Não estava nem nunca esteve na pauta a análise jurídica da denúncia contra Temer. O que valeu, tanto na primeira como na segunda votação, foi o interesse dos parlamentares em manter Temer na Presidência, independentemente das acusações contra ele, pela simples e boa razão de que o presidente se tornou refém do Congresso, exatamente pela sua fragilidade.

Fragilidade, de resto, evidenciada pela redução no número de votos pró-Temer, na comparação com a votação da primeira denúncia: 233 agora x 262 antes.

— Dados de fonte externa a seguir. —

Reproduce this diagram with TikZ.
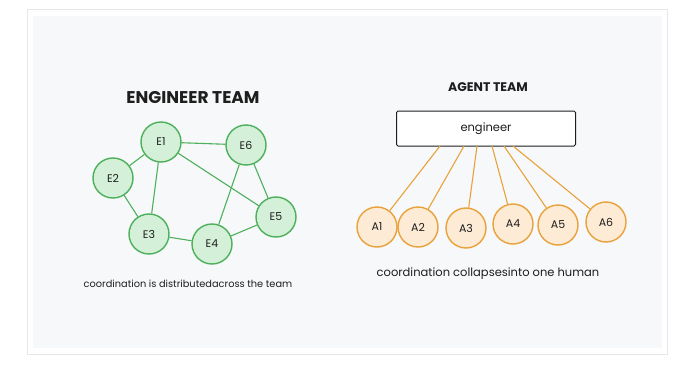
\documentclass[tikz,border=0pt]{standalone}
\usepackage{fontspec}
\setmainfont{Poppins}
\usetikzlibrary{calc}
\definecolor{pagebg}{HTML}{FFFFFF}
\definecolor{panelbg}{HTML}{F7F8F9}
\definecolor{framec}{HTML}{E6E7E9}
\definecolor{gfill}{HTML}{D5F0D8}
\definecolor{gline}{HTML}{4DB05C}
\definecolor{ofill}{HTML}{FDEBD5}
\definecolor{oline}{HTML}{E9A23B}
\definecolor{txt}{HTML}{1E1E1E}
\tikzset{
  enode/.style={circle, draw=gline, fill=gfill, line width=1.4pt, minimum size=40pt, inner sep=0pt, text=txt, font=\fontsize{11}{12}\selectfont},
  anode/.style={circle, draw=oline, fill=ofill, line width=1.4pt, minimum size=40pt, inner sep=0pt, text=txt, font=\fontsize{11}{12}\selectfont},
  elink/.style={draw=gline, line width=1.1pt},
  alink/.style={draw=oline, line width=1.1pt},
  ttl/.style={text=txt, font=\bfseries},
  captxt/.style={text=txt},
}
\begin{document}
\begin{tikzpicture}[x=1pt,y=-1pt]
\useasboundingbox (0,0) rectangle (680,369);
\fill[pagebg] (0,0) rectangle (680,369);
% frame
\fill[framec] (27,9) rectangle (668,355);
\fill[white] (28,10) rectangle (667,354);
\fill[panelbg] (33,16) rectangle (662,348);

% engineer team
\node[ttl, font=\bfseries\fontsize{17}{19}\selectfont] (t1) at (193,98) {ENGINEER TEAM};
\node[enode] (E1) at (161,142) {E1};
\node[enode] (E6) at (246,145) {E6};
\node[enode] (E2) at (113,178) {E2};
\node[enode] (E3) at (149,234) {E3};
\node[enode] (E4) at (212,244) {E4};
\node[enode] (E5) at (276,217) {E5};
\path[elink] (E1) -- (E2);
\path[elink] (E1) -- (E3);
\path[elink] (E1) -- (E6);
\path[elink] (E1) -- (E5);
\path[elink] (E2) -- (E3);
\path[elink] (E3) -- (E4);
\path[elink] (E4) -- (E6);
\path[elink] (E4) -- (E5);
\path[elink] (E6) -- (E5);
\node[captxt, font=\fontsize{9.8}{11}\selectfont] (c1) at (188,284) {coordination is distributedacross the team};

% agent team
\node[ttl, font=\bfseries\fontsize{12.5}{14}\selectfont] (t2) at (488,87) {AGENT TEAM};
\node[draw=txt, fill=white, line width=1pt, rounded corners=1.5pt, minimum width=179pt, minimum height=35pt, text=txt, font=\fontsize{11.5}{12}\selectfont] (eng) at (486,128.5) {engineer};
\node[anode] (A1) at (377,227) {A1};
\node[anode] (A2) at (418,227) {A2};
\node[anode] (A3) at (466,228) {A3};
\node[anode] (A4) at (513,224) {A4};
\node[anode] (A5) at (558,225) {A5};
\node[anode] (A6) at (606,222) {A6};
\coordinate (p1) at (440,146);
\coordinate (p2) at (464,146);
\coordinate (p3) at (477,146);
\coordinate (p4) at (492,146);
\coordinate (p5) at (504,146);
\coordinate (p6) at (513,146);
\path[alink] (p1) -- (A1);
\path[alink] (p2) -- (A2);
\path[alink] (p3) -- (A3);
\path[alink] (p4) -- (A4);
\path[alink] (p5) -- (A5);
\path[alink] (p6) -- (A6);
\node[captxt, font=\fontsize{11.5}{13}\selectfont] (c2) at (488,274) {coordination collapsesinto one human};
\end{tikzpicture}
\end{document}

A questão seguinte relevante é esta: Temer tem condições para anabolizar o seu governo? Ou, ao contrário, ficará condicionado por uma espécie de parlamentarismo branco, que, de certa forma, reproduziria o que houve no governo José Sarney (1985-90)?

Sarney, presidente acidental (pela morte do titular, Tancredo Neves), dependia muito para governar da boa ou má vontade de Ulysses Guimarães, presidente da Câmara e do PMDB, então fortemente majoritário.

ULYSSES

Há, no entanto, uma diferença fundamental: Ulysses tinha uma dimensão política imensamente superior à de Rodrigo Maia, o atual presidente da Câmara, político menor, mas que começa a se insinuar como candidato a ser o homem forte da etapa final do presente governo.

A coalizão que conspirou para derrubar Dilma Rousseff e, por extensão, entronizar Temer não fulaniza a sua agenda liberal. Para os agentes de mercado -peças fortes da coalizão -, tanto faz quem vai conduzir a agenda. O importante é mantê-la, ainda que desidratada.

Para a grande maioria dos congressistas, que são a segunda perna da coalizão, a agenda torna-se aceitável sob duas condições: uma, a de que seu apetite fisiológico seja saciado; outra, a de que as reformas liberais não sejam tão impopulares que votar por elas os leve à não serem reeleitos.

Tais condições em tese inviabilizam reformas que tenham o vigor desejado pelos agentes de mercado.

Salvo surpresas, portanto, Temer salvou-se apenas para entrar na senda da mediocridade que marcou o final do período Sarney, ambos presidentes acidentais.